** Start Available data **

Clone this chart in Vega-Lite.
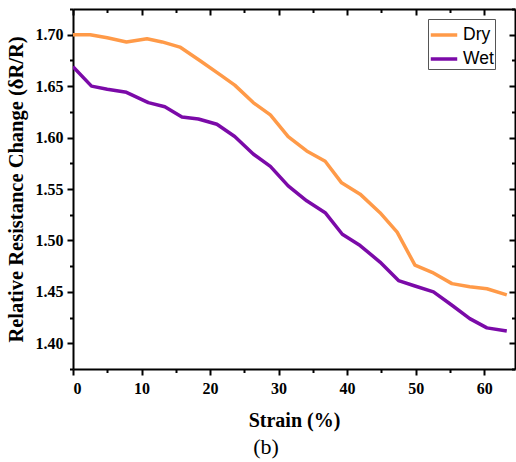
{
  "$schema": "https://vega.github.io/schema/vega-lite/v6.json",
  "width": 442,
  "height": 360,
  "autosize": {"type": "none"},
  "padding": {"left": 73, "top": 9, "right": 1, "bottom": 93},
  "background": "white",
  "title": {"text": "(b)", "orient": "bottom", "font": "Liberation Serif", "fontSize": 22, "fontWeight": "normal", "color": "black", "offset": 7, "dx": -28, "anchor": "middle"},
  "config": {
    "view": {"stroke": null},
    "axis": {"domainColor": "black", "domainWidth": 2, "tickColor": "black", "tickWidth": 2, "grid": false, "labelFont": "Liberation Serif", "labelFontWeight": "bold", "labelFontSize": 16, "labelColor": "black", "titleFont": "Liberation Serif", "titleFontWeight": "bold", "titleFontSize": 20, "titleColor": "black"}
  },
  "data": {"values": [
    {"strain": 0, "value": 1.700, "series": "Dry"},
    {"strain": 2.5, "value": 1.700, "series": "Dry"},
    {"strain": 5, "value": 1.697, "series": "Dry"},
    {"strain": 7.8, "value": 1.693, "series": "Dry"},
    {"strain": 10.8, "value": 1.696, "series": "Dry"},
    {"strain": 13, "value": 1.693, "series": "Dry"},
    {"strain": 15.6, "value": 1.688, "series": "Dry"},
    {"strain": 18.5, "value": 1.675, "series": "Dry"},
    {"strain": 21.5, "value": 1.661, "series": "Dry"},
    {"strain": 23.6, "value": 1.651, "series": "Dry"},
    {"strain": 26.3, "value": 1.634, "series": "Dry"},
    {"strain": 28.8, "value": 1.622, "series": "Dry"},
    {"strain": 31.4, "value": 1.601, "series": "Dry"},
    {"strain": 34.1, "value": 1.587, "series": "Dry"},
    {"strain": 36.8, "value": 1.577, "series": "Dry"},
    {"strain": 39.2, "value": 1.556, "series": "Dry"},
    {"strain": 41.9, "value": 1.545, "series": "Dry"},
    {"strain": 44.8, "value": 1.527, "series": "Dry"},
    {"strain": 47.3, "value": 1.508, "series": "Dry"},
    {"strain": 49.9, "value": 1.476, "series": "Dry"},
    {"strain": 52.4, "value": 1.469, "series": "Dry"},
    {"strain": 55.3, "value": 1.458, "series": "Dry"},
    {"strain": 57.9, "value": 1.455, "series": "Dry"},
    {"strain": 60.4, "value": 1.453, "series": "Dry"},
    {"strain": 63.3, "value": 1.447, "series": "Dry"},
    {"strain": 0, "value": 1.669, "series": "Wet"},
    {"strain": 2.7, "value": 1.650, "series": "Wet"},
    {"strain": 5, "value": 1.647, "series": "Wet"},
    {"strain": 7.8, "value": 1.644, "series": "Wet"},
    {"strain": 11, "value": 1.634, "series": "Wet"},
    {"strain": 13.4, "value": 1.630, "series": "Wet"},
    {"strain": 15.9, "value": 1.620, "series": "Wet"},
    {"strain": 18.3, "value": 1.618, "series": "Wet"},
    {"strain": 21, "value": 1.613, "series": "Wet"},
    {"strain": 23.6, "value": 1.601, "series": "Wet"},
    {"strain": 26.3, "value": 1.584, "series": "Wet"},
    {"strain": 28.8, "value": 1.572, "series": "Wet"},
    {"strain": 31.4, "value": 1.553, "series": "Wet"},
    {"strain": 34.1, "value": 1.5385, "series": "Wet"},
    {"strain": 36.8, "value": 1.527, "series": "Wet"},
    {"strain": 39.3, "value": 1.506, "series": "Wet"},
    {"strain": 41.9, "value": 1.495, "series": "Wet"},
    {"strain": 44.8, "value": 1.479, "series": "Wet"},
    {"strain": 47.5, "value": 1.461, "series": "Wet"},
    {"strain": 49.9, "value": 1.4557, "series": "Wet"},
    {"strain": 52.6, "value": 1.450, "series": "Wet"},
    {"strain": 55.3, "value": 1.437, "series": "Wet"},
    {"strain": 57.9, "value": 1.424, "series": "Wet"},
    {"strain": 60.4, "value": 1.415, "series": "Wet"},
    {"strain": 63.3, "value": 1.412, "series": "Wet"}
  ]},
  "resolve": {"axis": {"x": "independent", "y": "independent"}},
  "layer": [
    {
      "mark": {"type": "line", "strokeWidth": 3.5, "strokeJoin": "round", "clip": true},
      "encoding": {
        "x": {"field": "strain", "type": "quantitative", "scale": {"domain": [0, 64.5], "nice": false, "zero": false},
              "axis": {"orient": "bottom", "values": [0, 10, 20, 30, 40, 50, 60], "format": "d", "tickSize": 6, "labelPadding": 5, "title": "Strain (%)", "titlePadding": 14}},
        "y": {"field": "value", "type": "quantitative", "scale": {"domain": [1.375, 1.725], "nice": false, "zero": false},
              "axis": {"orient": "left", "values": [1.40, 1.45, 1.50, 1.55, 1.60, 1.65, 1.70], "format": ".2f", "tickSize": 6, "labelPadding": 4, "title": "Relative Resistance Change (δR/R)", "titlePadding": 9, "titleFontSize": 20.5}},
        "color": {"field": "series", "type": "nominal",
                  "scale": {"domain": ["Dry", "Wet"], "range": ["#FF9A48", "#7B0AA8"]},
                  "legend": {"title": null, "orient": "none", "legendX": 355, "legendY": 10, "symbolType": "stroke", "symbolSize": 700, "symbolStrokeWidth": 3.5, "labelFont": "Liberation Sans", "labelFontSize": 17.5, "labelColor": "black", "strokeColor": "#555555", "padding": 1, "rowPadding": -9, "labelOffset": 4, "symbolOffset": 0}}
      }
    },
    {
      "mark": {"type": "line", "strokeOpacity": 0},
      "encoding": {
        "x": {"field": "strain", "type": "quantitative", "axis": {"orient": "bottom", "values": [5, 15, 25, 35, 45, 55], "labels": false, "domain": false, "tickSize": 3.5, "title": null}},
        "y": {"field": "value", "type": "quantitative", "axis": {"orient": "left", "values": [1.375, 1.425, 1.475, 1.525, 1.575, 1.625, 1.675, 1.725], "labels": false, "domain": false, "tickSize": 3.5, "title": null}}
      }
    },
    {
      "mark": {"type": "line", "strokeOpacity": 0},
      "encoding": {
        "x": {"field": "strain", "type": "quantitative", "axis": {"orient": "top", "values": [0, 10, 20, 30, 40, 50, 60], "labels": false, "tickSize": -6, "title": null}},
        "y": {"field": "value", "type": "quantitative", "axis": {"orient": "right", "values": [1.40, 1.45, 1.50, 1.55, 1.60, 1.65, 1.70], "labels": false, "tickSize": -6, "title": null}}
      }
    },
    {
      "mark": {"type": "line", "strokeOpacity": 0},
      "encoding": {
        "x": {"field": "strain", "type": "quantitative", "axis": {"orient": "top", "values": [5, 15, 25, 35, 45, 55], "labels": false, "domain": false, "tickSize": -3.5, "title": null}},
        "y": {"field": "value", "type": "quantitative", "axis": {"orient": "right", "values": [1.375, 1.425, 1.475, 1.525, 1.575, 1.625, 1.675, 1.725], "labels": false, "domain": false, "tickSize": -3.5, "title": null}}
      }
    }
  ]
}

** End Available data **

▸ **Given exercise**
Return all of the data exactly as written, and drop the pictures.

▸ **Answer to the problem**
Clone this chart in Vega-Lite.
{
  "$schema": "https://vega.github.io/schema/vega-lite/v6.json",
  "width": 442,
  "height": 360,
  "autosize": {"type": "none"},
  "padding": {"left": 73, "top": 9, "right": 1, "bottom": 93},
  "background": "white",
  "title": {"text": "(b)", "orient": "bottom", "font": "Liberation Serif", "fontSize": 22, "fontWeight": "normal", "color": "black", "offset": 7, "dx": -28, "anchor": "middle"},
  "config": {
    "view": {"stroke": null},
    "axis": {"domainColor": "black", "domainWidth": 2, "tickColor": "black", "tickWidth": 2, "grid": false, "labelFont": "Liberation Serif", "labelFontWeight": "bold", "labelFontSize": 16, "labelColor": "black", "titleFont": "Liberation Serif", "titleFontWeight": "bold", "titleFontSize": 20, "titleColor": "black"}
  },
  "data": {"values": [
    {"strain": 0, "value": 1.700, "series": "Dry"},
    {"strain": 2.5, "value": 1.700, "series": "Dry"},
    {"strain": 5, "value": 1.697, "series": "Dry"},
    {"strain": 7.8, "value": 1.693, "series": "Dry"},
    {"strain": 10.8, "value": 1.696, "series": "Dry"},
    {"strain": 13, "value": 1.693, "series": "Dry"},
    {"strain": 15.6, "value": 1.688, "series": "Dry"},
    {"strain": 18.5, "value": 1.675, "series": "Dry"},
    {"strain": 21.5, "value": 1.661, "series": "Dry"},
    {"strain": 23.6, "value": 1.651, "series": "Dry"},
    {"strain": 26.3, "value": 1.634, "series": "Dry"},
    {"strain": 28.8, "value": 1.622, "series": "Dry"},
    {"strain": 31.4, "value": 1.601, "series": "Dry"},
    {"strain": 34.1, "value": 1.587, "series": "Dry"},
    {"strain": 36.8, "value": 1.577, "series": "Dry"},
    {"strain": 39.2, "value": 1.556, "series": "Dry"},
    {"strain": 41.9, "value": 1.545, "series": "Dry"},
    {"strain": 44.8, "value": 1.527, "series": "Dry"},
    {"strain": 47.3, "value": 1.508, "series": "Dry"},
    {"strain": 49.9, "value": 1.476, "series": "Dry"},
    {"strain": 52.4, "value": 1.469, "series": "Dry"},
    {"strain": 55.3, "value": 1.458, "series": "Dry"},
    {"strain": 57.9, "value": 1.455, "series": "Dry"},
    {"strain": 60.4, "value": 1.453, "series": "Dry"},
    {"strain": 63.3, "value": 1.447, "series": "Dry"},
    {"strain": 0, "value": 1.669, "series": "Wet"},
    {"strain": 2.7, "value": 1.650, "series": "Wet"},
    {"strain": 5, "value": 1.647, "series": "Wet"},
    {"strain": 7.8, "value": 1.644, "series": "Wet"},
    {"strain": 11, "value": 1.634, "series": "Wet"},
    {"strain": 13.4, "value": 1.630, "series": "Wet"},
    {"strain": 15.9, "value": 1.620, "series": "Wet"},
    {"strain": 18.3, "value": 1.618, "series": "Wet"},
    {"strain": 21, "value": 1.613, "series": "Wet"},
    {"strain": 23.6, "value": 1.601, "series": "Wet"},
    {"strain": 26.3, "value": 1.584, "series": "Wet"},
    {"strain": 28.8, "value": 1.572, "series": "Wet"},
    {"strain": 31.4, "value": 1.553, "series": "Wet"},
    {"strain": 34.1, "value": 1.5385, "series": "Wet"},
    {"strain": 36.8, "value": 1.527, "series": "Wet"},
    {"strain": 39.3, "value": 1.506, "series": "Wet"},
    {"strain": 41.9, "value": 1.495, "series": "Wet"},
    {"strain": 44.8, "value": 1.479, "series": "Wet"},
    {"strain": 47.5, "value": 1.461, "series": "Wet"},
    {"strain": 49.9, "value": 1.4557, "series": "Wet"},
    {"strain": 52.6, "value": 1.450, "series": "Wet"},
    {"strain": 55.3, "value": 1.437, "series": "Wet"},
    {"strain": 57.9, "value": 1.424, "series": "Wet"},
    {"strain": 60.4, "value": 1.415, "series": "Wet"},
    {"strain": 63.3, "value": 1.412, "series": "Wet"}
  ]},
  "resolve": {"axis": {"x": "independent", "y": "independent"}},
  "layer": [
    {
      "mark": {"type": "line", "strokeWidth": 3.5, "strokeJoin": "round", "clip": true},
      "encoding": {
        "x": {"field": "strain", "type": "quantitative", "scale": {"domain": [0, 64.5], "nice": false, "zero": false},
              "axis": {"orient": "bottom", "values": [0, 10, 20, 30, 40, 50, 60], "format": "d", "tickSize": 6, "labelPadding": 5, "title": "Strain (%)", "titlePadding": 14}},
        "y": {"field": "value", "type": "quantitative", "scale": {"domain": [1.375, 1.725], "nice": false, "zero": false},
              "axis": {"orient": "left", "values": [1.40, 1.45, 1.50, 1.55, 1.60, 1.65, 1.70], "format": ".2f", "tickSize": 6, "labelPadding": 4, "title": "Relative Resistance Change (δR/R)", "titlePadding": 9, "titleFontSize": 20.5}},
        "color": {"field": "series", "type": "nominal",
                  "scale": {"domain": ["Dry", "Wet"], "range": ["#FF9A48", "#7B0AA8"]},
                  "legend": {"title": null, "orient": "none", "legendX": 355, "legendY": 10, "symbolType": "stroke", "symbolSize": 700, "symbolStrokeWidth": 3.5, "labelFont": "Liberation Sans", "labelFontSize": 17.5, "labelColor": "black", "strokeColor": "#555555", "padding": 1, "rowPadding": -9, "labelOffset": 4, "symbolOffset": 0}}
      }
    },
    {
      "mark": {"type": "line", "strokeOpacity": 0},
      "encoding": {
        "x": {"field": "strain", "type": "quantitative", "axis": {"orient": "bottom", "values": [5, 15, 25, 35, 45, 55], "labels": false, "domain": false, "tickSize": 3.5, "title": null}},
        "y": {"field": "value", "type": "quantitative", "axis": {"orient": "left", "values": [1.375, 1.425, 1.475, 1.525, 1.575, 1.625, 1.675, 1.725], "labels": false, "domain": false, "tickSize": 3.5, "title": null}}
      }
    },
    {
      "mark": {"type": "line", "strokeOpacity": 0},
      "encoding": {
        "x": {"field": "strain", "type": "quantitative", "axis": {"orient": "top", "values": [0, 10, 20, 30, 40, 50, 60], "labels": false, "tickSize": -6, "title": null}},
        "y": {"field": "value", "type": "quantitative", "axis": {"orient": "right", "values": [1.40, 1.45, 1.50, 1.55, 1.60, 1.65, 1.70], "labels": false, "tickSize": -6, "title": null}}
      }
    },
    {
      "mark": {"type": "line", "strokeOpacity": 0},
      "encoding": {
        "x": {"field": "strain", "type": "quantitative", "axis": {"orient": "top", "values": [5, 15, 25, 35, 45, 55], "labels": false, "domain": false, "tickSize": -3.5, "title": null}},
        "y": {"field": "value", "type": "quantitative", "axis": {"orient": "right", "values": [1.375, 1.425, 1.475, 1.525, 1.575, 1.625, 1.675, 1.725], "labels": false, "domain": false, "tickSize": -3.5, "title": null}}
      }
    }
  ]
}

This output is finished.